You might want to have a sample XML sentence file while reading this
chapter. You can easily generate it by translating a sentence with
Transtalo:
transtalo lang2xml eo "^Cu en la arbo la grandaj knaboj vidas min tre bone?"
This command will generate an XML sentence file with the sentence
“Do the big boys see me very well in the tree?” and put it into
sentence.xml (the default value).
5.1 XML Header
The sentence file begins with an XML header:
<?xml version="1.0"?>
5.2 Toplevel Sentence
After the header, the first tag is the <sentence> tag. It fills up the
rest of the file and represents the whole sentence.
<original-lang>
- The original language code (existing of 2 or 3 letters) is between these
tags. Should be omitted if it is not applicable (e.g. when you create
the XML sentence file manually).
<original-sentence>
- The original sentence before the translation. Should be omitted if it
is not applicable (e.g. when you create the XML sentence file manually).
<subject>
- Represents one subject in the sentence, see the Object section.
<d-object>
- Represents one direct object in the sentence, see the Object section.
<i-object>
- Represents one indirect object in the sentence, see the Object section.
<subcomp>
- Represents one subject complement in the sentence, see the Subject Complement section.
<predicate>
- Represents the predicate of the sentence, see the Predicate section.
<adverbial-preposition>
- Represents one adverbial with preposition and object in the sentence, see the
Adverbial Preposition section.
<adverbial-adverb>
- Represents one adverbial with adverb in the sentence, see the Adverbial Adverb
section.
<negative />
- Is defined if the sentence is negative, e.g. “Low-flying pinguins are not funny!”
<asking />
- Is defined if the sentence is asking, e.g. “Does that provide perspectives?”
5.3 Object
This node represents a subject, direct object, indirect object, object belonging to
a subject complement or object belonging to an adverbial.
The tag for an object can be <subject>
, <d-object>
, <i-object>
or <object>
. It has a mandatory argument type
, it can be one out
of:
type="noun-object"
- An object with a noun and possible adjectivals, adverbs, etc.
type="pers-pronoun"
- An object with a personal pronoun
type="ind-pronoun"
- An object with an independent indicating pronoun
Only for type="noun-object"
:
<noun>
- The noun in Esperanto; has argument
unknown="true"
if the word couldn't be
translated by the input module. Mandatory.
<original-noun>
- The noun before it was translated in Esperanto by the input module. Optional.
<definite />
- Defined if the noun is definite, i.e. `the' instead of `a(n)' in English.
<plural />
- Defined if the noun is plural.
<force-no-article />
- Defined if the output module should not add an article to the object.
<little />
- Defined if the noun is in its little form.

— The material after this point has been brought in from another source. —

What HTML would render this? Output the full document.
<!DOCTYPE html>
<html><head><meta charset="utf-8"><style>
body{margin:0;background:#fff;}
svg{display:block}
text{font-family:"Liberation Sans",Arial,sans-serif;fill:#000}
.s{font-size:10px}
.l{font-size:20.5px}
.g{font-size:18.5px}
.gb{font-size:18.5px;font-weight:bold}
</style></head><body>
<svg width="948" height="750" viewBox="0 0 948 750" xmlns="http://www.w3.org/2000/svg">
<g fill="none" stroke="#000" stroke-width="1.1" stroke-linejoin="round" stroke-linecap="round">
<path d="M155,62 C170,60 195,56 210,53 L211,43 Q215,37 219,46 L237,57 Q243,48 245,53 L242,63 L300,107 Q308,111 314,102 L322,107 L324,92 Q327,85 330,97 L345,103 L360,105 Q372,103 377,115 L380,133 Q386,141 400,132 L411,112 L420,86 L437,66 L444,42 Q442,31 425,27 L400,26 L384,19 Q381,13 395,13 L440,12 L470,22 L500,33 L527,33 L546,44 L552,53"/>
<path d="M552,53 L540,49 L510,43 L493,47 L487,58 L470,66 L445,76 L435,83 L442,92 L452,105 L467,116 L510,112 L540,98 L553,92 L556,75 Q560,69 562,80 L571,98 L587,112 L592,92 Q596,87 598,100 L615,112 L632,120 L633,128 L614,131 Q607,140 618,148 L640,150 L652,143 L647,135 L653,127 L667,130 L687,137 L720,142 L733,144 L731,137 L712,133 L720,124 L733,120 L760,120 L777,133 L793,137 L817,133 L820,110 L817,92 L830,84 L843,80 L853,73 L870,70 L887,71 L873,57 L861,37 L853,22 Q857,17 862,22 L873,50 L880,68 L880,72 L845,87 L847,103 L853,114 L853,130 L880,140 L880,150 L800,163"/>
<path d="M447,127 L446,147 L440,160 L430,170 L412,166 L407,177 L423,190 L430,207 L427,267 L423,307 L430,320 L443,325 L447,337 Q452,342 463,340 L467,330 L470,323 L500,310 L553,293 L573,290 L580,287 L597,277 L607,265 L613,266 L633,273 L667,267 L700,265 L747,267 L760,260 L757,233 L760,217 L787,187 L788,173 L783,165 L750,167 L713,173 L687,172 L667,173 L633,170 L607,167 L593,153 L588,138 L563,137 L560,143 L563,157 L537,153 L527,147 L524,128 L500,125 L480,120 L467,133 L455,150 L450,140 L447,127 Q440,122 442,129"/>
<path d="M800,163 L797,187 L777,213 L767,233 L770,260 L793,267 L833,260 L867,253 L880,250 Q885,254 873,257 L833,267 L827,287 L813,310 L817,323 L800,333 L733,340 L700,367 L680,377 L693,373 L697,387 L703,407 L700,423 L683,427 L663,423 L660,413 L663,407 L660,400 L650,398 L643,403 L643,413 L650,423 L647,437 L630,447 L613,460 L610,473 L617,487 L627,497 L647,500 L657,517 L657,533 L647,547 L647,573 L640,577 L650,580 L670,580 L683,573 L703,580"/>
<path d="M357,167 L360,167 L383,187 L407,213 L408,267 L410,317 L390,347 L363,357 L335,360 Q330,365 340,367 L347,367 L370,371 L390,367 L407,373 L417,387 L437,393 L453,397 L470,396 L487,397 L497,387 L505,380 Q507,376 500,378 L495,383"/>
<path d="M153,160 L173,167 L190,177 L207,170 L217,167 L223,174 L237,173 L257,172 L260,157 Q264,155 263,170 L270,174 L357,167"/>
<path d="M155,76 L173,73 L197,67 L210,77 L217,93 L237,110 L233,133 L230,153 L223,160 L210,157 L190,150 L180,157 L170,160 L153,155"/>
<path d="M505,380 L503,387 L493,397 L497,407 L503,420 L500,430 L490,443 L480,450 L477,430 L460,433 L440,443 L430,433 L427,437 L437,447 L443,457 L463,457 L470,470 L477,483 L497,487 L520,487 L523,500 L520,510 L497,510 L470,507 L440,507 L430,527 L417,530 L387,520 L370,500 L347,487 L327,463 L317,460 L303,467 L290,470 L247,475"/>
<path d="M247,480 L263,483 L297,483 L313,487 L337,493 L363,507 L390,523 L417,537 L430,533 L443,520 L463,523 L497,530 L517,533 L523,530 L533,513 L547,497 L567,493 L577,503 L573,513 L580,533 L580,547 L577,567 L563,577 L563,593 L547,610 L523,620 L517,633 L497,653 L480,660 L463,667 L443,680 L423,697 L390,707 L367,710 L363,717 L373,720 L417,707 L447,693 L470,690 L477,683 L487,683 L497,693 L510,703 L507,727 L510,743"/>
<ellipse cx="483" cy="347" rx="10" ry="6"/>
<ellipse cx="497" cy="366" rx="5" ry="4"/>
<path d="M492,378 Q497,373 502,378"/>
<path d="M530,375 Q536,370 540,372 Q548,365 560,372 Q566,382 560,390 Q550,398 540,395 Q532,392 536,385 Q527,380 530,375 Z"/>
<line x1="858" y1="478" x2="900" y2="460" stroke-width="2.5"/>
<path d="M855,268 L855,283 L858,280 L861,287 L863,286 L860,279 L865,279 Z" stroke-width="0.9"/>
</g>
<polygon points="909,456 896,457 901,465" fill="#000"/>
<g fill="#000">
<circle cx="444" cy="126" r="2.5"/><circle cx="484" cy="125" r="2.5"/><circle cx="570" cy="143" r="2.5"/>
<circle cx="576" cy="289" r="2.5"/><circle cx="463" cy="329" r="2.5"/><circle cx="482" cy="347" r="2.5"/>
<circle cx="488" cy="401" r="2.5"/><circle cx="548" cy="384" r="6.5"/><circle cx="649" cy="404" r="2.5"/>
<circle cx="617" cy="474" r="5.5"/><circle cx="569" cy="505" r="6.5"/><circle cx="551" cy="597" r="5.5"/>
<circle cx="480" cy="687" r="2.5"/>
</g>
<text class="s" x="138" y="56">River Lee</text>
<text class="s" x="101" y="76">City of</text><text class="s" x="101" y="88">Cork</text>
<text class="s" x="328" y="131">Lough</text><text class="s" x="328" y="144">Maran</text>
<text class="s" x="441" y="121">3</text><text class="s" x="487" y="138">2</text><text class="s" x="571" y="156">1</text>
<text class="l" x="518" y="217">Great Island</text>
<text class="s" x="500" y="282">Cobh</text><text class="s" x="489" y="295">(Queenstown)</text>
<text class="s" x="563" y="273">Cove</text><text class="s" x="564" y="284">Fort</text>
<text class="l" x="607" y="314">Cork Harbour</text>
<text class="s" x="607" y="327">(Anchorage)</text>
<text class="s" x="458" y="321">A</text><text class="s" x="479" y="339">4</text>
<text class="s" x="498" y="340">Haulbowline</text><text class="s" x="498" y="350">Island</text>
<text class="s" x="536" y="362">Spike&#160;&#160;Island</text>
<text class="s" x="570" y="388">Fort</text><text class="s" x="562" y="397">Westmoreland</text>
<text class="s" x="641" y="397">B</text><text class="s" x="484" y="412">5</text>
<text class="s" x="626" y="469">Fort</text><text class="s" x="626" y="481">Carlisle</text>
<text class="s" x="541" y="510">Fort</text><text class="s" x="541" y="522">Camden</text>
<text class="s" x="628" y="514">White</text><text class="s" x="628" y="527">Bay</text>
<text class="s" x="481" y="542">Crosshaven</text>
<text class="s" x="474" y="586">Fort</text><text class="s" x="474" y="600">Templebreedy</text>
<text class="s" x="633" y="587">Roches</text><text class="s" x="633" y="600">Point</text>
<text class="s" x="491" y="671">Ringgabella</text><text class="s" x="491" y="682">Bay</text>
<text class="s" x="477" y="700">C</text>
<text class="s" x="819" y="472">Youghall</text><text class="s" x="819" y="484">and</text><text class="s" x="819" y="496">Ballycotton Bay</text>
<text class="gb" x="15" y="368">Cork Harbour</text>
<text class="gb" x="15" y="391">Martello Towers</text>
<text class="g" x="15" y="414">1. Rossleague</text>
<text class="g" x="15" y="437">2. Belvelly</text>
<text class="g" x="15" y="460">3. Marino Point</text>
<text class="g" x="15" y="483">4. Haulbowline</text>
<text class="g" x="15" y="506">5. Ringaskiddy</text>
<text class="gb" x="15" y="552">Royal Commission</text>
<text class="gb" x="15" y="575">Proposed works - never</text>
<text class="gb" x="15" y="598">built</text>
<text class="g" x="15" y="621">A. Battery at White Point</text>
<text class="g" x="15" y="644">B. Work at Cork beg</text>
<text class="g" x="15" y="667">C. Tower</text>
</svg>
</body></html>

In most languages this must be translated
by adding the adjective `little'.
Only for type="pers-pronoun"
:
<person>
- The person, can be 1, 2 or 3. Mandatory.
<plural />
- Defined if the personal pronoun is plural.
<gender>
- Gender, can be 0 (neuter), 1 (male) or 2 (female); only applicatable if person is 2. Optional.
<definite />
- Article will be definite if there is an article due to presence of an adjectival or adverbial.
<polite />
- Defined if the personal pronoun is polite, e.g. the German `Sie' instead of `du'.

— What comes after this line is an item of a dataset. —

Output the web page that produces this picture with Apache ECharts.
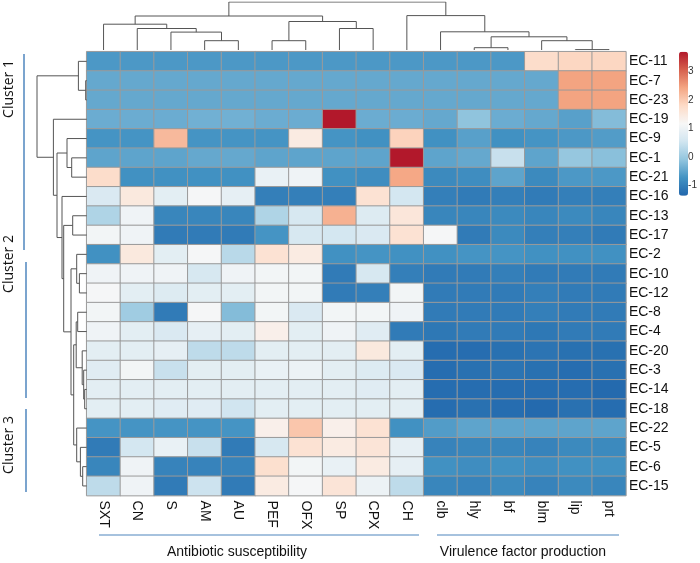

Only for type="ind-pronoun"
:
<ind-pronoun type="type" />
- Tag for the indicating pronoun. Type can be
this
or that
.
For all type
s:
<adjectival>
- Represents an adjectival, see section Adjectival
<adverbial-preposition>
- Represents an adverbial with a preposition and an object, see section Adverbial
Preposition
<ind-pronoun type="type" />
- Represents an indicating pronoun. Type can be
this
or that
.
<original-position begin="begin" end="end" />
- Defines the position of the phrase in the original sentence before the translation.
5.4 Subject Complement
The <subcomp>
tag has one mandatory argument: type
, which can be
one of the following:
type="adjectivals"
- The subject complement consists of one or more adjectivals, e.g. “My cat is blue.”
type="object"
- The subject complement consists of an object, e.g. “This is a nice green cat.”
The node consists of one or more <adjectival>
tags or an <object>
tag
and can contain the <original-position>
tag, which was already described
at the end of the Object section.
5.5 Predicate
The <predicate>
tag contains the full predicate of the sentence. It has the
following tags:
<time>
- The finite form's time is between these tags. 1=present, 2=past, 3=future.
<person>
- The finite form's person is between these tags. Can be 1, 2 or 3.
<plural />
- Defined if the finite form is plural.
<passive />
- Defined if the finite form is passive.
<imperative />
- Defined if the finite form is an imperative.
<perfect />
- Defined if the finite form is perfect (i.e. finished).
<verb>
- Represents one verb. Normally the first one is the finite form. See the Verb
section for this.
5.6 Verb
The <verb>
node represents a verb and is always a child node of <predicate>
.
<verb>
- Verb in Esperanto is between these tags. It has the argument
unknown="true"
if the
verb was not known by the input module.
<original-verb>
- Original verb before the translation is between these tags. Optional.
<original-position />
- See the Object section for this tag.
5.7 Adjectival
The <adjectival>
node represents, such as the name suggests, an adjectival.
<adjective>
- The adjective in Esperanto is between these tags. It has two arguments:
degree="degree"
, which can be 0 (1st degree), 1 (2nd degree) or 2 (3rd degree);
the second argument is optional and is unknown="true"
which is defined if
the adjective wasn't known by the input module.
<original-adjective>
- The original adjective before the translation is between these tags. Optional.
<original-position />
- See the Object section for this tag.
5.8 Adverbial Preposition
The <adverbial-preposition>
node represents an adverbial that consists of
one or more prepositions with one or more objects.
<preposition>
- Preposition in Esperanto between these tags. Because there exist so few prepositions,
the known and original things are omitted. There may be more prepositions within
one adverbial preposition.
<object>
- Represents one object. See the Object section for this.
<original-position />
- See the Object section for this tag.
5.9 Adverbial Adverb
The <adverbial-adverb>
node represents an adverbial that consists of
an adverb.
<adverb adverb="adverb" original-adverb="original adverb" degree="degree">
- The adverb. Degree is 0 (1st degree), 1 (2nd degree) or 2 (3rd degree).
<original-position />
- See the Object section for this tag.